Die EU weiß, dass die „hybride Mission“ von UNO und AU in Darfur nicht einfach wird, weil Sudans Regierung in Khartum weiter große Vorbehalte dagegen hat. Vielleicht hält sich die EU zurück, weil Khartum gesagt hat, westliche Truppensteller würden als Invasoren gesehen und abgelehnt. Vielleicht hat es einfach mit der Politik zu tun, dass Afrikaner ihre Konflikte selbst regeln sollen. Aus dieser Logik heraus überlässt man es ja seit Jahren der AU, mit 7.000 Soldaten zivile Schutzverantwortung in Darfur wahrzunehmen, herzustellen – was die nicht können. Es gibt keinen ausreichenden politischen Willen auf europäischer Seite.

Deutschland will sich weder an der UN-Truppe in Darfur noch an der EU-Truppe im Tschad beteiligen. Ist es klug, sich herauszuhalten?

Es wäre klug gewesen, sich schon 2003, als der Darfur-Konflikt anfing, diplomatisch viel stärker einzubringen, auf die Regierungen Sudans und Tschads und auf die Darfur-Rebellen einzuwirken. Das wurde versäumt. Ob jetzt deutsche Truppen in die Region sollen, hängt von den Kapazitäten ab. Die Deutschen sollten auf jeden Fall logistische Unterstützung leisten, also Flugkapazitäten bereitstellen wie bei der bestehenden UN-Mission „Unmis“ im Südsudan. Es ist relativ sicher, dass das erweitert wird. Ob Deutschland sich aus Tschad heraushalten wird, müssen wir noch abwarten. Ich glaube nicht, dass sich Bundesaußenminister Steinmeier am 17. September, wenn der Beschluss der EU ansteht, dagegen stellen wird.

Wir reden von einem riesigen Gebiet, ohne markierte Grenzen und ohne funktionierende staatliche Autorität. Was können Militäreinsätze von außen dort bewirken?

Eigentlich überhaupt nichts, außer auf ganz kleiner lokaler Ebene. Ausländische Truppen können nicht flächendeckend schützen, sie können Leute nicht in ihren Dörfern vor Angriffen schützen. Sie können vielleicht die Grenze schützen und auch einzelne Vertriebenenlager, sowohl in Darfur als auch im Tschad. Es ist aber absolut illusorisch, zu glauben, dass durch den UN/AU-Einsatz der Krieg in Darfur beendet wird.

Wie begründet ist die Hoffnung auf neue Friedensgespräche in Darfur?

Es wird in den nächsten Monaten immer wieder neue Friedensgespräche geben. Die Frage ist, wie sinnvoll Gespräche sind, an denen nicht alle teilnehmen.

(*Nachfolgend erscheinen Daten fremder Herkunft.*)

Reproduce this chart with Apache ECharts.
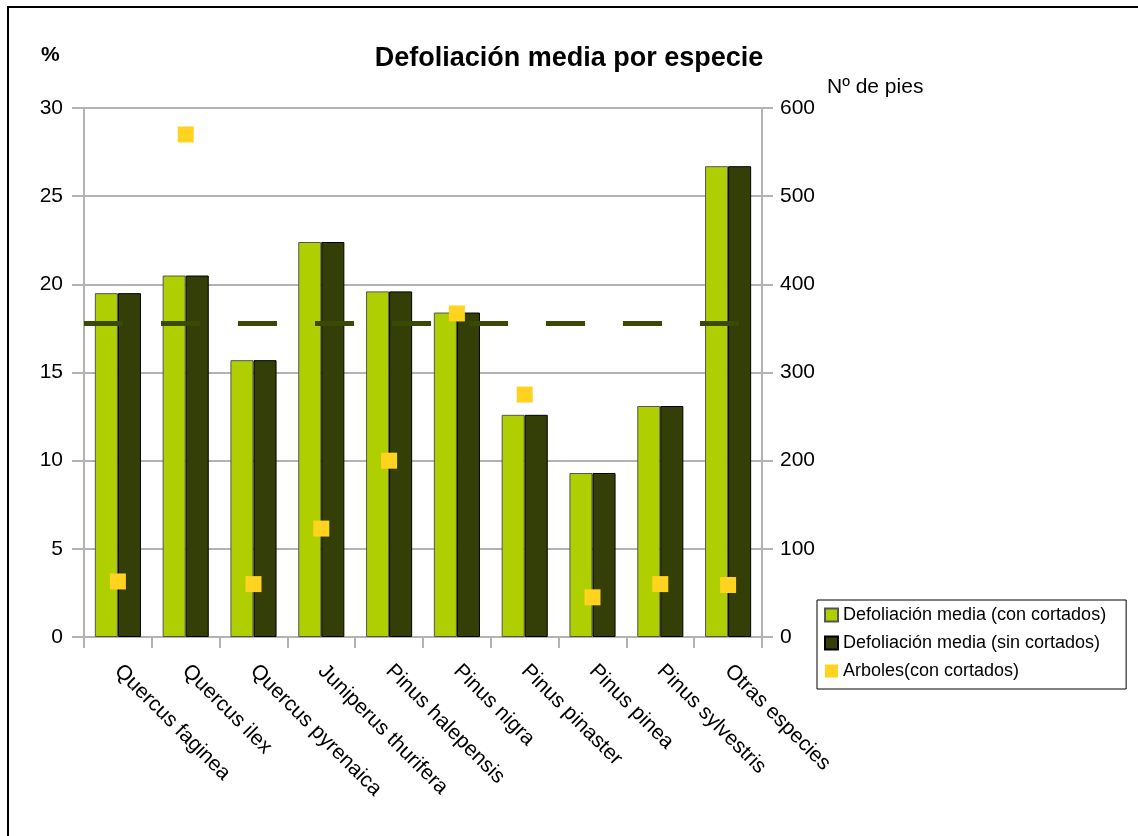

Gibt es ein Interesse an einer Beendigung des Konflikts bei Sudans Regierung, bei Darfurs Rebellen, bei Tschads Regierung oder bei Tschads Rebellen?

Ich sehe auf keiner Seite ein solches Interesse. Für alle ist es im Augenblick profitabel, mit dem Konflikt weiterzumachen und parallel dazu Angebote aufzugreifen, in verschiedenen Ländern Friedensverhandlungen durchzuführen. Die Darfur-Rebellen fragmentieren immer weiter, und alle hoffen, in ihren Kleinstformationen an der Macht in Khartum beteiligt zu werden. Khartum gewinnt dadurch Zeit und praktiziert die alte „Teile und herrsche“-Politik: Je mehr Splittergruppen, desto mehr bleibt der Darfur-Konflikt auf Darfur beschränkt und erreicht nicht den Zentralstaat.